Data items
▬▬▬
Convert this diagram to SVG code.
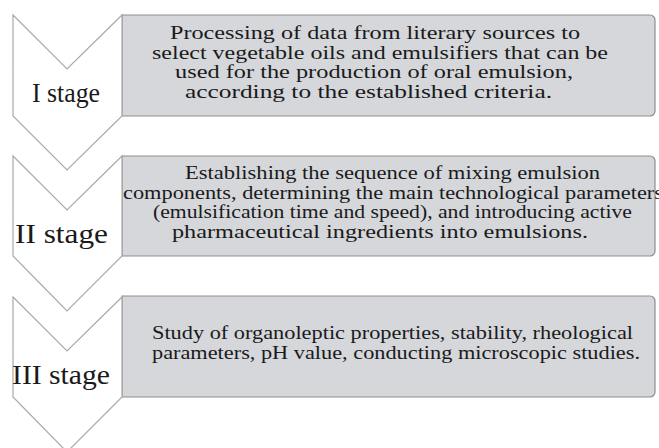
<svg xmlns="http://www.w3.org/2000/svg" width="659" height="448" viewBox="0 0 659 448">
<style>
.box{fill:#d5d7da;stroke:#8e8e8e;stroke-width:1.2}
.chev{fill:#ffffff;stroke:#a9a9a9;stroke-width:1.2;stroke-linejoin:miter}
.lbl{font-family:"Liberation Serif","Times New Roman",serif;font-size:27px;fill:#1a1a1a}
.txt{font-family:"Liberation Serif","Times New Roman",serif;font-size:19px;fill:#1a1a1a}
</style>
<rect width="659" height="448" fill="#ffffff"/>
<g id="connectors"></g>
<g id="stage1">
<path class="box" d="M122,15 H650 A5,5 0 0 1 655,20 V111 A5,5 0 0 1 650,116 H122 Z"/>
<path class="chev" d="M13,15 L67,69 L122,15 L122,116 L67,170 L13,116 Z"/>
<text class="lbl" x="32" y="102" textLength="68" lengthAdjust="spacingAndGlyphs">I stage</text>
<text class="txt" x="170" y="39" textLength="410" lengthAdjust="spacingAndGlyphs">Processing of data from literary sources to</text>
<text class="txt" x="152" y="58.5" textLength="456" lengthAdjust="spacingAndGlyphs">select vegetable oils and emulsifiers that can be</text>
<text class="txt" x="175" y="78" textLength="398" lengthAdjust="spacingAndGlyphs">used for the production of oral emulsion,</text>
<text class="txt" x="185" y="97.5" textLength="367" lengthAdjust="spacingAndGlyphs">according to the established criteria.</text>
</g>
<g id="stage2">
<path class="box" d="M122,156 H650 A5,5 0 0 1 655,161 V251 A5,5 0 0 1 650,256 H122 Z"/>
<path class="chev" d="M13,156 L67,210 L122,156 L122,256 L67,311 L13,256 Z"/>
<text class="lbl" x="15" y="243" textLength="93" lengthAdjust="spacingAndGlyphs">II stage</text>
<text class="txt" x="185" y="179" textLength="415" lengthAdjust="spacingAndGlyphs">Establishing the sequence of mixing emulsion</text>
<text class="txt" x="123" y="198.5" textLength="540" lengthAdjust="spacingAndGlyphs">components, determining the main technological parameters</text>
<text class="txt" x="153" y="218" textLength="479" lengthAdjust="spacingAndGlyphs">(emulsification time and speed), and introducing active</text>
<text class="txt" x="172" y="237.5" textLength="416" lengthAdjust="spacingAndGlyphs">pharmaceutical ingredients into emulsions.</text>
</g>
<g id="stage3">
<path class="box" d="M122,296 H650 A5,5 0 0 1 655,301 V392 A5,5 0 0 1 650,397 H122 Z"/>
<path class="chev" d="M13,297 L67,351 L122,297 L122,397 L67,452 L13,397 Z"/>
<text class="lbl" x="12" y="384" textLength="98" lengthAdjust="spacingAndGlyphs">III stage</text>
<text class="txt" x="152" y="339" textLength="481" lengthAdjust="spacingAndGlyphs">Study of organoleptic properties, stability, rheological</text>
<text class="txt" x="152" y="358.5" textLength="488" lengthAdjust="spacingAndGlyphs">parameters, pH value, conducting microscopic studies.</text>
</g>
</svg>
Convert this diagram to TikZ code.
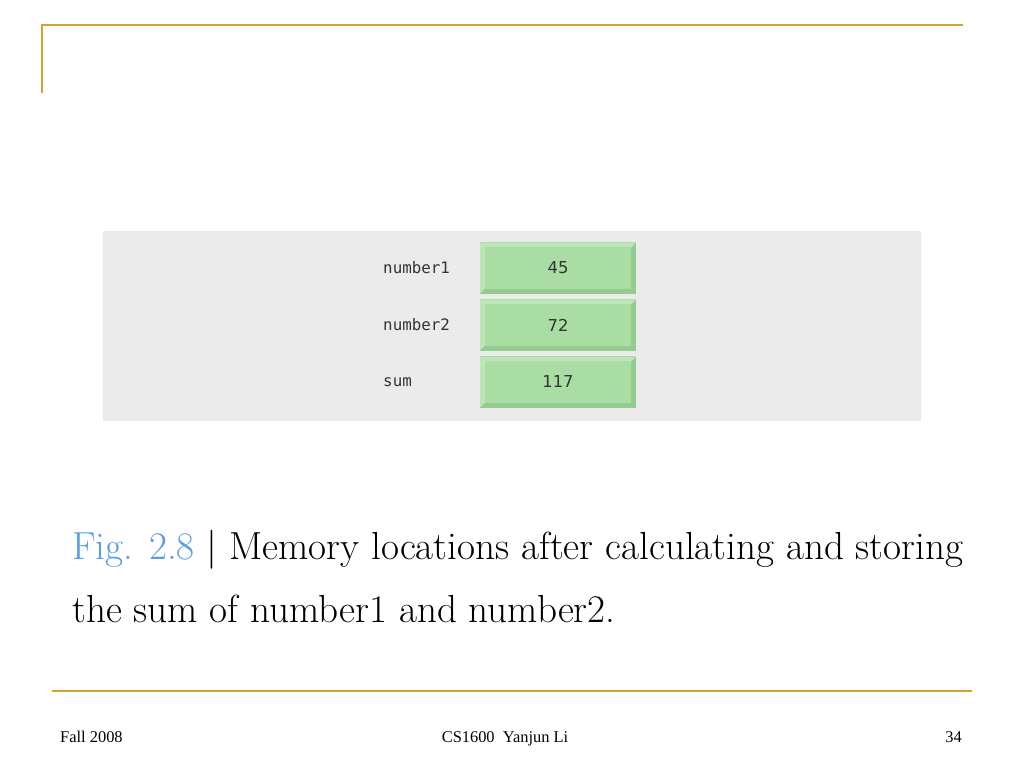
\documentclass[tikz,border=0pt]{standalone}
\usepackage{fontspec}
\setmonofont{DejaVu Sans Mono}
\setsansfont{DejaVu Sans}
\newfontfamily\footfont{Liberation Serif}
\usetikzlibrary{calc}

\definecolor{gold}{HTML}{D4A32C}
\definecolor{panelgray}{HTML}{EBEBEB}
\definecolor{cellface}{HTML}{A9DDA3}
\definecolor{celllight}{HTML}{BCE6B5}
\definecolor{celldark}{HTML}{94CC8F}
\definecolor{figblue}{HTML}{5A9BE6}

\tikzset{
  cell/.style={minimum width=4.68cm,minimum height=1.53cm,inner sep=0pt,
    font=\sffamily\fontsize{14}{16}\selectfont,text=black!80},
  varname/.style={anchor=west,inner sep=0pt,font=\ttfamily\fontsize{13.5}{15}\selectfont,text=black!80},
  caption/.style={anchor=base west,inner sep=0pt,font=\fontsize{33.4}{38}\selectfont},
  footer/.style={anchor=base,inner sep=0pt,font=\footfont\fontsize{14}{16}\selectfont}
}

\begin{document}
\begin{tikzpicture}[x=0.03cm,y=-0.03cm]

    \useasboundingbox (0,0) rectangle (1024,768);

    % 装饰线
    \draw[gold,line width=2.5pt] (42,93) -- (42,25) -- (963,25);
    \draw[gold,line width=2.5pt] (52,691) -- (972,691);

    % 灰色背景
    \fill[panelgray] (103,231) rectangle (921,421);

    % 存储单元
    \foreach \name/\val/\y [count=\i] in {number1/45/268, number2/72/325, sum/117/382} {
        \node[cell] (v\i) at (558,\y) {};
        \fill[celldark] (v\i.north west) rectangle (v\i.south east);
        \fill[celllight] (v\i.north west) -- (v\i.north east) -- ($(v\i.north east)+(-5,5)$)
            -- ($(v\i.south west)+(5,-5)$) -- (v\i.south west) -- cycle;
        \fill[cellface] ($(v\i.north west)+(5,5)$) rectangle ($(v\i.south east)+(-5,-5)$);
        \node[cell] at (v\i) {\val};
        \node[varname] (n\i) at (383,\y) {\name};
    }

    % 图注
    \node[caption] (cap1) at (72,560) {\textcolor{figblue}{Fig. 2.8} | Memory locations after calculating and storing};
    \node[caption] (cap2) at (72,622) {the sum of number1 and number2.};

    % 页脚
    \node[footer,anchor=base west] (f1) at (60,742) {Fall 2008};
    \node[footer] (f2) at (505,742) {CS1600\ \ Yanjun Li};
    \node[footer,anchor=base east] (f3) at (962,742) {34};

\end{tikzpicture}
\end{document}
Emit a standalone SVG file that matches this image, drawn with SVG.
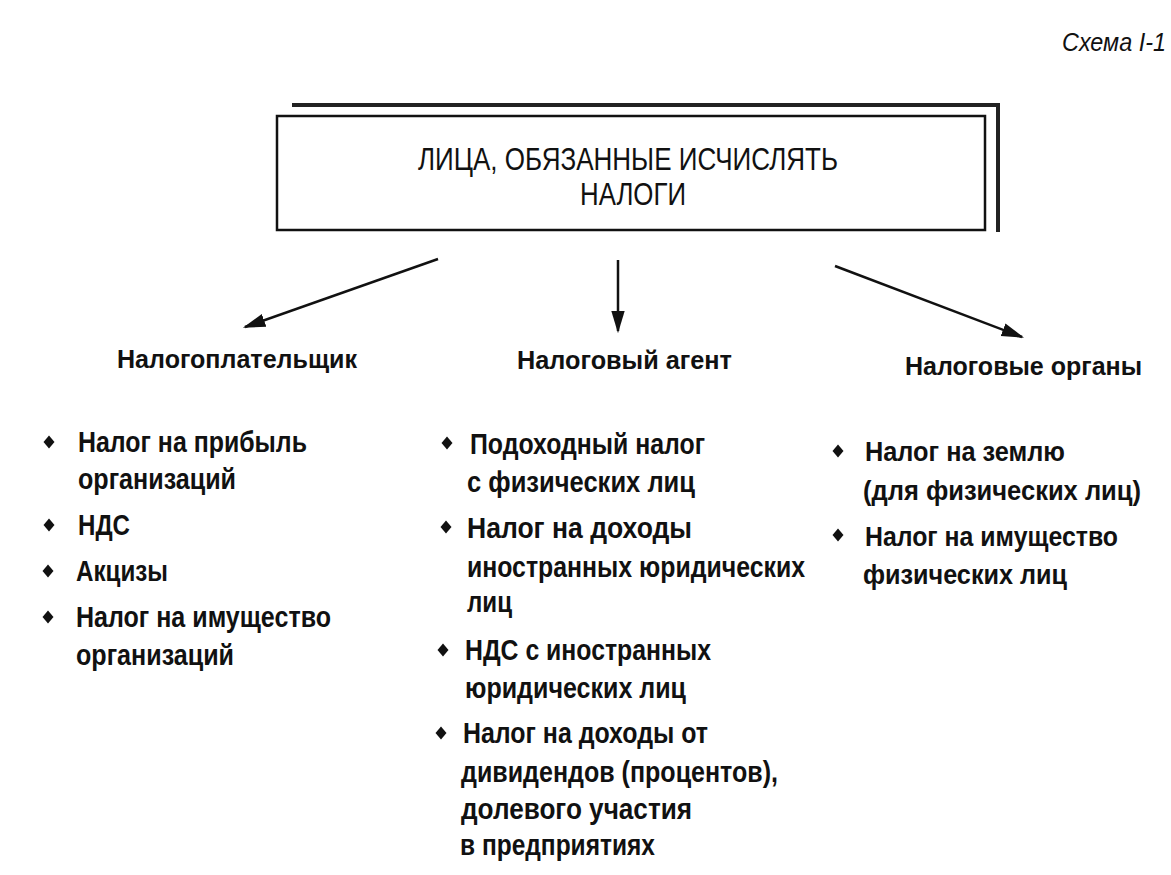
▬▬▬
## Your objective
Write out the whole listing exactly, and drop the pictures.

## Solution to the problem
Convert this diagram to SVG code.
<svg xmlns="http://www.w3.org/2000/svg" width="659" height="448" viewBox="0 0 659 448">
<style>
.box{fill:#d5d7da;stroke:#8e8e8e;stroke-width:1.2}
.chev{fill:#ffffff;stroke:#a9a9a9;stroke-width:1.2;stroke-linejoin:miter}
.lbl{font-family:"Liberation Serif","Times New Roman",serif;font-size:27px;fill:#1a1a1a}
.txt{font-family:"Liberation Serif","Times New Roman",serif;font-size:19px;fill:#1a1a1a}
</style>
<rect width="659" height="448" fill="#ffffff"/>
<g id="connectors"></g>
<g id="stage1">
<path class="box" d="M122,15 H650 A5,5 0 0 1 655,20 V111 A5,5 0 0 1 650,116 H122 Z"/>
<path class="chev" d="M13,15 L67,69 L122,15 L122,116 L67,170 L13,116 Z"/>
<text class="lbl" x="32" y="102" textLength="68" lengthAdjust="spacingAndGlyphs">I stage</text>
<text class="txt" x="170" y="39" textLength="410" lengthAdjust="spacingAndGlyphs">Processing of data from literary sources to</text>
<text class="txt" x="152" y="58.5" textLength="456" lengthAdjust="spacingAndGlyphs">select vegetable oils and emulsifiers that can be</text>
<text class="txt" x="175" y="78" textLength="398" lengthAdjust="spacingAndGlyphs">used for the production of oral emulsion,</text>
<text class="txt" x="185" y="97.5" textLength="367" lengthAdjust="spacingAndGlyphs">according to the established criteria.</text>
</g>
<g id="stage2">
<path class="box" d="M122,156 H650 A5,5 0 0 1 655,161 V251 A5,5 0 0 1 650,256 H122 Z"/>
<path class="chev" d="M13,156 L67,210 L122,156 L122,256 L67,311 L13,256 Z"/>
<text class="lbl" x="15" y="243" textLength="93" lengthAdjust="spacingAndGlyphs">II stage</text>
<text class="txt" x="185" y="179" textLength="415" lengthAdjust="spacingAndGlyphs">Establishing the sequence of mixing emulsion</text>
<text class="txt" x="123" y="198.5" textLength="540" lengthAdjust="spacingAndGlyphs">components, determining the main technological parameters</text>
<text class="txt" x="153" y="218" textLength="479" lengthAdjust="spacingAndGlyphs">(emulsification time and speed), and introducing active</text>
<text class="txt" x="172" y="237.5" textLength="416" lengthAdjust="spacingAndGlyphs">pharmaceutical ingredients into emulsions.</text>
</g>
<g id="stage3">
<path class="box" d="M122,296 H650 A5,5 0 0 1 655,301 V392 A5,5 0 0 1 650,397 H122 Z"/>
<path class="chev" d="M13,297 L67,351 L122,297 L122,397 L67,452 L13,397 Z"/>
<text class="lbl" x="12" y="384" textLength="98" lengthAdjust="spacingAndGlyphs">III stage</text>
<text class="txt" x="152" y="339" textLength="481" lengthAdjust="spacingAndGlyphs">Study of organoleptic properties, stability, rheological</text>
<text class="txt" x="152" y="358.5" textLength="488" lengthAdjust="spacingAndGlyphs">parameters, pH value, conducting microscopic studies.</text>
</g>
</svg>
Convert this diagram to TikZ code.
\documentclass[tikz,border=0pt]{standalone}
\usepackage{fontspec}
\setmonofont{DejaVu Sans Mono}
\setsansfont{DejaVu Sans}
\newfontfamily\footfont{Liberation Serif}
\usetikzlibrary{calc}

\definecolor{gold}{HTML}{D4A32C}
\definecolor{panelgray}{HTML}{EBEBEB}
\definecolor{cellface}{HTML}{A9DDA3}
\definecolor{celllight}{HTML}{BCE6B5}
\definecolor{celldark}{HTML}{94CC8F}
\definecolor{figblue}{HTML}{5A9BE6}

\tikzset{
  cell/.style={minimum width=4.68cm,minimum height=1.53cm,inner sep=0pt,
    font=\sffamily\fontsize{14}{16}\selectfont,text=black!80},
  varname/.style={anchor=west,inner sep=0pt,font=\ttfamily\fontsize{13.5}{15}\selectfont,text=black!80},
  caption/.style={anchor=base west,inner sep=0pt,font=\fontsize{33.4}{38}\selectfont},
  footer/.style={anchor=base,inner sep=0pt,font=\footfont\fontsize{14}{16}\selectfont}
}

\begin{document}
\begin{tikzpicture}[x=0.03cm,y=-0.03cm]

    \useasboundingbox (0,0) rectangle (1024,768);

    % 装饰线
    \draw[gold,line width=2.5pt] (42,93) -- (42,25) -- (963,25);
    \draw[gold,line width=2.5pt] (52,691) -- (972,691);

    % 灰色背景
    \fill[panelgray] (103,231) rectangle (921,421);

    % 存储单元
    \foreach \name/\val/\y [count=\i] in {number1/45/268, number2/72/325, sum/117/382} {
        \node[cell] (v\i) at (558,\y) {};
        \fill[celldark] (v\i.north west) rectangle (v\i.south east);
        \fill[celllight] (v\i.north west) -- (v\i.north east) -- ($(v\i.north east)+(-5,5)$)
            -- ($(v\i.south west)+(5,-5)$) -- (v\i.south west) -- cycle;
        \fill[cellface] ($(v\i.north west)+(5,5)$) rectangle ($(v\i.south east)+(-5,-5)$);
        \node[cell] at (v\i) {\val};
        \node[varname] (n\i) at (383,\y) {\name};
    }

    % 图注
    \node[caption] (cap1) at (72,560) {\textcolor{figblue}{Fig. 2.8} | Memory locations after calculating and storing};
    \node[caption] (cap2) at (72,622) {the sum of number1 and number2.};

    % 页脚
    \node[footer,anchor=base west] (f1) at (60,742) {Fall 2008};
    \node[footer] (f2) at (505,742) {CS1600\ \ Yanjun Li};
    \node[footer,anchor=base east] (f3) at (962,742) {34};

\end{tikzpicture}
\end{document}
Emit a standalone SVG file that matches this image, drawn with SVG.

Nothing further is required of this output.